What is Ministry's best album?

Psalm 69 (1992) is most consistently cited as the masterpiece — the densest, most abrasive, and most fully realised industrial metal record. The Mind Is a Terrible Thing to Taste (1989) is essential earlier work. Filth Pig (1996) has fierce advocates for its slower, doomier approach.

Is Ministry a goth band?

Ministry is an industrial metal band — they are adjacent to goth through their dark aesthetic and their industrial production, but they are primarily metal in their heaviness and energy. They have significant following in goth communities but are most accurately described as industrial metal. Their early synth pop work is closer to darkwave.

Who is Al Jourgensen?

Alain Jourgensen (born 1958 in Havana, Cuba) is the founder, primary creative force, and sole continuous member of Ministry.
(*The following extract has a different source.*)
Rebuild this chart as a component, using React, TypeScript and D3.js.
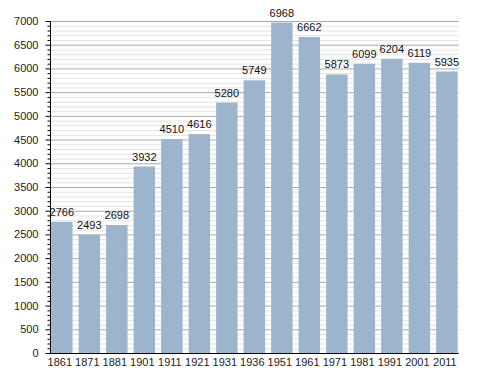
import { useEffect, useRef } from "react";
import * as d3 from "d3";

const years = ["1861", "1871", "1881", "1901", "1911", "1921", "1931", "1936", "1951", "1961", "1971", "1981", "1991", "2001", "2011"];
const population = [2766, 2493, 2698, 3932, 4510, 4616, 5280, 5749, 6968, 6662, 5873, 6099, 6204, 6119, 5935];
const yTicks = d3.range(0, 7001, 500);
const yMinor = d3.range(0, 7001, 100);

const App = () => {
    const svgRef = useRef<SVGSVGElement>(null);
    useEffect(() => {
        const w = 488;
        const h = 373;
        const left = 50;
        const right = 458.7;
        const top = 21;
        const bottom = 353;
        const font = "'Liberation Sans', Arial, sans-serif";

        const svg = d3.select(svgRef.current).attr("width", w).attr("height", h);
        svg.selectAll("*").remove();

        const x = d3.scaleBand().domain(years).range([left, right]).paddingInner(0.22).paddingOuter(0.04);
        const y = d3.scaleLinear().domain([0, 7000]).range([bottom, top]);

        // minor grid
        svg.append("g")
            .selectAll("line")
            .data(yMinor.filter((d) => d % 500 !== 0))
            .join("line")
            .attr("x1", left).attr("x2", right)
            .attr("y1", (d) => y(d) + 0.5).attr("y2", (d) => y(d) + 0.5)
            .attr("stroke", "#e3e3e3");
        // major grid
        svg.append("g")
            .selectAll("line")
            .data(yTicks.filter((d) => d > 0))
            .join("line")
            .attr("x1", left).attr("x2", right)
            .attr("y1", (d) => y(d) + 0.5).attr("y2", (d) => y(d) + 0.5)
            .attr("stroke", "#aaaaaa");

        svg.append("g")
            .selectAll("rect")
            .data(population)
            .join("rect")
            .attr("x", (d, i) => x(years[i])!)
            .attr("width", x.bandwidth())
            .attr("y", (d) => y(d))
            .attr("height", (d) => bottom - y(d))
            .attr("fill", "#9db4cd");

        svg.append("g")
            .selectAll("text")
            .data(population)
            .join("text")
            .attr("x", (d, i) => x(years[i])! + x.bandwidth() / 2)
            .attr("y", (d) => y(d) - 6)
            .attr("text-anchor", "middle")
            .attr("font-family", font)
            .attr("font-size", 11)
            .attr("fill", "#111")
            .text((d) => d);

        // left axis with minor ticks
        const yAxis = svg.append("g").attr("transform", `translate(${left + 0.5},0)`);
        yAxis.append("g")
            .selectAll("line")
            .data(yMinor)
            .join("line")
            .attr("x1", (d) => (d % 500 === 0 ? -5 : -3)).attr("x2", 0)
            .attr("y1", (d) => y(d) + 0.5).attr("y2", (d) => y(d) + 0.5)
            .attr("stroke", "#000");
        yAxis.append("line").attr("y1", top).attr("y2", bottom + 0.5).attr("stroke", "#000");
        yAxis.append("g")
            .selectAll("text")
            .data(yTicks)
            .join("text")
            .attr("x", -12)
            .attr("y", (d) => y(d) + 4)
            .attr("text-anchor", "end")
            .attr("font-family", font)
            .attr("font-size", 11)
            .attr("fill", "#222")
            .text((d) => d);

        const xAxis = d3.axisBottom(x).tickSize(0).tickPadding(5);
        const gx = svg.append("g").attr("transform", `translate(0,${bottom + 0.5})`).call(xAxis);
        gx.select(".domain").attr("d", `M${left},0H${right}`).attr("stroke", "#000");
        gx.selectAll("text").attr("dx", -2).attr("font-family", font).attr("font-size", 11).attr("fill", "#222");
    }, []);

    return <svg ref={svgRef} style={{ position: "absolute", left: 0, top: 0, display: "block", background: "#fff" }}></svg>;
};

export default App;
He is known for his extreme musical aggression, his extensive drug history, his prolific output, and his transformation of Ministry from synth pop to industrial metal over the course of the 1980s.

What other bands is Al Jourgensen associated with?

Al Jourgensen has run numerous side projects alongside Ministry, including Revolting Cocks (RevCo), KMFDM collaborations, Lard (with Dead Kennedys' Jello Biafra), Buck Satan and the 666 Shooters, and 1000 Homo DJs. He is one of industrial music's most prolific figures.